I’m posting from a coffee shop in Moose Jaw. The town opens really late, so I have about an hour to kill before I can start doing the tourist thing.

As it turns out, my location just outside of Regina is absolutely perfect. Moose Jaw is just an hour away, perfect for a day trip. Downtown Regina is barely 20 minutes away, so yesterday I was able to go out for the morning and part of the afternoon, go home for rest, then return in the evening to run some errands.

Monday in Regina is pretty much like Monday in Montreal, at least the way it was last time I was there on a Monday: just about everything of interest is closed. Fortunately, I’d done my homework and had a list of a few things that were open.
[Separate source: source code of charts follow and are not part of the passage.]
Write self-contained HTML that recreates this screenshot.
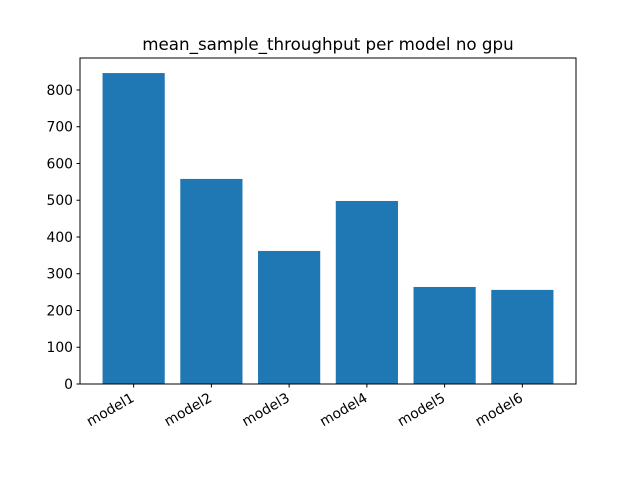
<!DOCTYPE html>
<html><head><meta charset="utf-8"><style>body{margin:0;background:#fff}svg{font-family:"DejaVu Sans","Liberation Sans",sans-serif}</style></head>
<body>
<svg id="chart" width="640" height="480" xmlns="http://www.w3.org/2000/svg">
<rect width="640" height="480" fill="#fff"/>
<text x="328" y="50" font-size="16.7" text-anchor="middle">mean_sample_throughput per model no gpu</text>
<g id="bars"></g><g id="yticks"></g><g id="xticks"></g>
<rect x="80" y="58" width="496" height="326" fill="none" stroke="#000" stroke-width="1"/>
</svg>
<script>
const categories = ["model1","model2","model3","model4","model5","model6"];
const values = [846, 558, 362, 498, 264, 256];
const yTicks = [0,100,200,300,400,500,600,700,800];
const L=80,R=576,T=58,B=384;
const xmin=-0.69,xmax=5.69,ymax=887;
const xs=v=>L+(v-xmin)/(xmax-xmin)*(R-L);
const ys=v=>B-v/ymax*(B-T);
const ns="http://www.w3.org/2000/svg";
const mk=(t,a,p)=>{const e=document.createElementNS(ns,t);for(const k in a)e.setAttribute(k,a[k]);p.appendChild(e);return e;};
const gb=document.getElementById('bars'),gy=document.getElementById('yticks'),gx=document.getElementById('xticks');
categories.forEach((c,i)=>{
 const r=mk('rect',{x:xs(i-0.4),y:ys(values[i]),width:xs(i+0.4)-xs(i-0.4),height:ys(0)-ys(values[i]),fill:'#1f77b4'},gb);
 
 
 const x=xs(i);
 const tk=mk('line',{x1:x,x2:x,y1:B,y2:B+3.5,stroke:'#000'},gx);
 
 
 const t=mk('text',{x:0,y:11,'font-size':13.9,'text-anchor':'end',transform:`translate(${x-4} ${B+7}) rotate(-30)`},gx);
 t.textContent=c;
 
 
});
yTicks.forEach(v=>{
 const y=ys(v);
 const tk=mk('line',{x1:L-3.5,x2:L,y1:y,y2:y,stroke:'#000'},gy);
 
 
 const t=mk('text',{x:L-7,y:y+5,'font-size':13.9,'text-anchor':'end'},gy);
 t.textContent=v;
 
 
});
</script>
</body></html>
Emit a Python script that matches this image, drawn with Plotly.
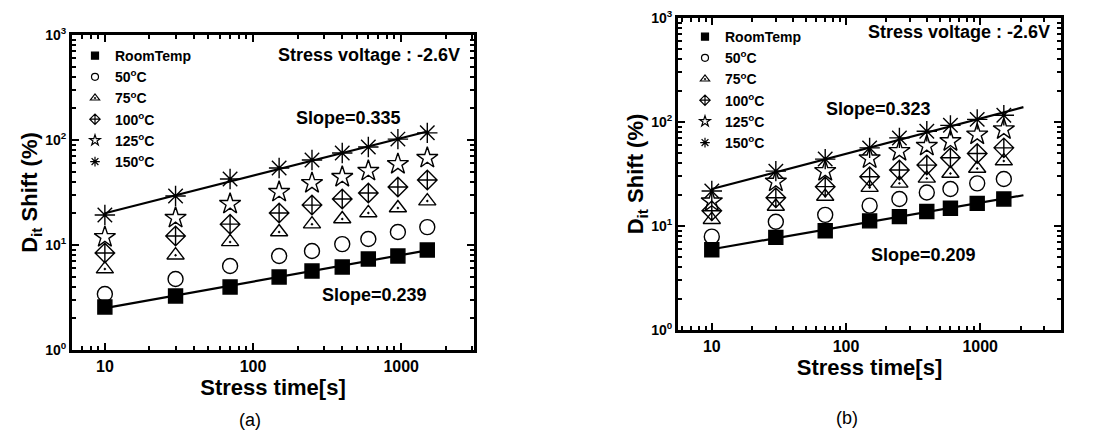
import numpy as np
import plotly.graph_objects as go

# ---------------- data ----------------
stress_time = [10, 30, 70, 150, 250, 400, 600, 950, 1500]
series_names = ["RoomTemp", "50<sup>o</sup>C", "75<sup>o</sup>C",
                "100<sup>o</sup>C", "125<sup>o</sup>C", "150<sup>o</sup>C"]

# panel (a)
a_room = [2.57, 3.27, 3.98, 4.96, 5.65, 6.17, 7.36, 7.86, 8.96]
a_50 = [3.41, 4.74, 6.31, 7.86, 8.77, 10.2, 11.4, 13.3, 14.8]
a_75 = [5.9, 8.0, 10.7, 13.3, 15.8, 17.7, 20.2, 22.5, 26.2]
a_100 = [8.4, 12.2, 15.8, 20.2, 24.0, 27.4, 31.3, 35.7, 41.6]
a_125 = [11.9, 18.1, 24.6, 32.0, 38.9, 44.4, 50.7, 59.0, 67.4]
a_150 = [19.3, 29.3, 42.5, 54.1, 64.5, 75.2, 85.7, 102, 117]

# panel (b)
b_room = [5.92, 7.77, 9.0, 11.2, 12.3, 13.8, 14.8, 16.5, 18.2]
b_50 = [7.9, 11.0, 12.8, 15.7, 18.2, 21.0, 22.7, 25.7, 28.3]
b_75 = [11.5, 15.4, 19.2, 23.4, 25.7, 28.7, 32.0, 35.7, 42.1]
b_100 = [14.0, 18.7, 23.9, 29.8, 34.5, 38.5, 45.3, 49.8, 56.4]
b_125 = [17.2, 26.7, 33.7, 44.6, 52.5, 58.9, 65.3, 75.6, 85.1]
b_150 = [21.7, 33.7, 44.0, 56.4, 70.3, 81.5, 92.9, 106, 116]

# fit-line time spans
fit_span_a = [10, 1500]
fit_span_b = [10, 2100]

slope_labels_a = ["Slope=0.335", "Slope=0.239"]
slope_labels_b = ["Slope=0.323", "Slope=0.209"]
voltage_label = "Stress voltage : -2.6V"
x_tickvals = [10, 100, 1000]
x_ticktext = ["10", "100", "1000"]
y_tickvals = [1, 10, 100, 1000]
y_ticktext = ["10<sup>0</sup>", "10<sup>1</sup>", "10<sup>2</sup>", "10<sup>3</sup>"]

# ---------------- styling ----------------
FONT = "Arial, 'Liberation Sans', sans-serif"
PAGE_OFF = 8                     # default body margin of the html page
W, H = 1095 - PAGE_OFF, 437 - PAGE_OFF


def px(xp):        # page x pixel -> paper fraction
    return (xp - PAGE_OFF) / W


def py(yp):        # page y pixel -> paper fraction
    return 1 - (yp - PAGE_OFF) / H


symbols = ["square", "circle-open", "triangle-up-open-dot",
           "diamond-cross-open", "star-open", "asterisk-open"]
sizes = [14, 15, 15, 15, 16, 17]
leg_sizes = [7, 7, 8, 8, 8, 8]

fig = go.Figure()


def add_panel(series, span, xa, ya, legend):
    for name, vals, sym, sz, lsz in zip(series_names, series, symbols, sizes, leg_sizes):
        fig.add_trace(go.Scatter(
            x=stress_time, y=vals, mode="markers", xaxis=xa, yaxis=ya,
            showlegend=False, name=name,
            marker=dict(symbol=sym, size=sz, color="black",
                        line=dict(color="black", width=1.4))))
        fig.add_trace(go.Scatter(
            x=[None], y=[None], mode="markers", xaxis=xa, yaxis=ya,
            name=name, legend=legend, showlegend=True,
            marker=dict(symbol=sym, size=lsz, color="black",
                        line=dict(color="black", width=1.2))))
    # power-law fit lines for lowest and highest temperature
    for vals in (series[0], series[-1]):
        k, c = np.polyfit(np.log10(stress_time), np.log10(vals), 1)
        xs = np.array(span, dtype=float)
        ys = 10 ** (c + k * np.log10(xs))
        fig.add_trace(go.Scatter(
            x=xs, y=ys, mode="lines", xaxis=xa, yaxis=ya, showlegend=False,
            line=dict(color="black", width=2.2), hoverinfo="skip"))


add_panel([a_room, a_50, a_75, a_100, a_125, a_150], fit_span_a, "x", "y", "legend")
add_panel([b_room, b_50, b_75, b_100, b_125, b_150], fit_span_b, "x2", "y2", "legend2")

axis_common = dict(
    type="log", showline=True, linecolor="black", linewidth=2.8,
    mirror="allticks", ticks="inside", ticklen=7, tickwidth=1.8,
    tickcolor="black", showgrid=False, zeroline=False, automargin=False,
    ticklabeloverflow="allow",
    minor=dict(ticks="inside", ticklen=4, tickwidth=1.5, tickcolor="black",
               dtick="D1", showgrid=False),
)

xa_common = dict(axis_common, tickmode="array", tickvals=x_tickvals,
                 ticktext=x_ticktext,
                 tickfont=dict(family=FONT, size=16, color="black", weight="bold"),
                 title=dict(text="Stress time[s]", standoff=4,
                            font=dict(family=FONT, size=22, color="black", weight="bold")))
ya_common = dict(axis_common, tickmode="array", tickvals=y_tickvals,
                 ticktext=y_ticktext, range=[0, 3],
                 tickfont=dict(family=FONT, size=14, color="black", weight="bold"),
                 title=dict(text="D<sub>it</sub> Shift (%)", standoff=2,
                            font=dict(family=FONT, size=22, color="black", weight="bold")))

legend_font = dict(family=FONT, size=14, color="black", weight="bold")
fig.update_layout(
    width=W, height=H,
    margin=dict(l=0, r=0, t=0, b=0),
    paper_bgcolor="white", plot_bgcolor="white",
    font=dict(family=FONT, color="black"),
    xaxis=dict(xa_common, domain=[px(72), px(474)], anchor="y",
               range=[np.log10(6), np.log10(3100)]),
    yaxis=dict(ya_common, domain=[py(350), py(35)], anchor="x"),
    xaxis2=dict(xa_common, domain=[px(678), px(1061)], anchor="y2",
                range=[np.log10(5.6), np.log10(4000)]),
    yaxis2=dict(ya_common, domain=[py(330), py(18)], anchor="x2"),
    legend=dict(x=px(75), y=py(40), xanchor="left", yanchor="top",
                bgcolor="rgba(0,0,0,0)", borderwidth=0, font=legend_font,
                itemsizing="trace", tracegroupgap=0),
    legend2=dict(x=px(685), y=py(21), xanchor="left", yanchor="top",
                 bgcolor="rgba(0,0,0,0)", borderwidth=0, font=legend_font,
                 itemsizing="trace", tracegroupgap=0),
    showlegend=True,
)

bold18 = dict(family=FONT, size=18, color="black", weight="bold")
label_font = dict(family=FONT, size=18, color="black")
annots = [
    dict(text=voltage_label, xref="x domain", yref="y domain", x=0.970, y=0.937,
         xanchor="right", yanchor="middle", font=bold18),
    dict(text=slope_labels_a[0], xref="x domain", yref="y domain", x=0.687, y=0.737,
         xanchor="center", yanchor="middle", font=bold18),
    dict(text=slope_labels_a[1], xref="x domain", yref="y domain", x=0.752, y=0.175,
         xanchor="center", yanchor="middle", font=bold18),
    dict(text="(a)", xref="paper", yref="paper", x=px(250), y=py(420),
         xanchor="center", yanchor="middle", font=label_font),
    dict(text=voltage_label, xref="x2 domain", yref="y2 domain", x=0.9765, y=0.954,
         xanchor="right", yanchor="middle", font=bold18),
    dict(text=slope_labels_b[0], xref="x2 domain", yref="y2 domain", x=0.5235, y=0.707,
         xanchor="center", yanchor="middle", font=bold18),
    dict(text=slope_labels_b[1], xref="x2 domain", yref="y2 domain", x=0.641, y=0.239,
         xanchor="center", yanchor="middle", font=bold18),
    dict(text="(b)", xref="paper", yref="paper", x=px(847), y=py(418),
         xanchor="center", yanchor="middle", font=label_font),
]
fig.update_layout(annotations=[dict(a, showarrow=False) for a in annots])

fig.write_html("out.html")
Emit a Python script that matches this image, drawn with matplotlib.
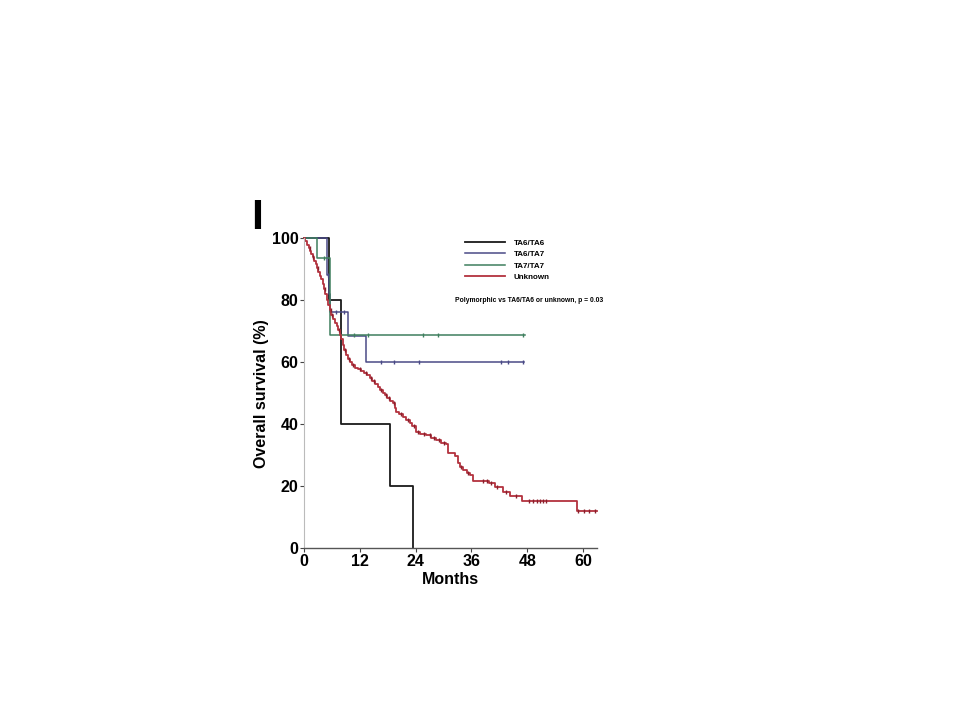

Joke was on me when I woke up at 7 yesterday. Saskatchewan has its own time rules, the details of which are fuzzy at present, but it turned out that even though I was still on central time, it was a whole hour earlier than I realised! I was pretty shocked when I got my bill at the pancake house and saw that it was 8AM, not 9AM as I’d thought!

The first thing I dealt with was mail. Being in Regina for the week and being willing to extend my stay if Canada Post is a bit slow, I felt that this was the perfect time to have some mail forwarded to me.

Then, I headed to the Regina Cemetery. Cemeteries are usually one of the first places I visit when I get to a new city. You can tell so much about a community by walking among its dead–what they believed in, what they fought for, what they fought against, major calamities, hierarchical divisions… At this cemetery I was must struck by the fact that simple wooden crosses sat next to large granite stones and by the number of graves belonging to soldiers killed during the Korean ‘police action.’

Next stop was the Royal Saskatchewan Museum, the quintessential natural history museum found in most cities. I found this one to be particularly good, with interactive displays and audio that complemented printed information.

The RSM is located on the shores of Wascana Lake, a beautiful urban playground with paths for running, jogging, walking, bike riding, etc. I walked around there for a spell and went to see if the science museum was open (no). So, I returned to downtown for an hour and checked out a few antique shops (it’s so easy to resist temptation when you live in an RV!).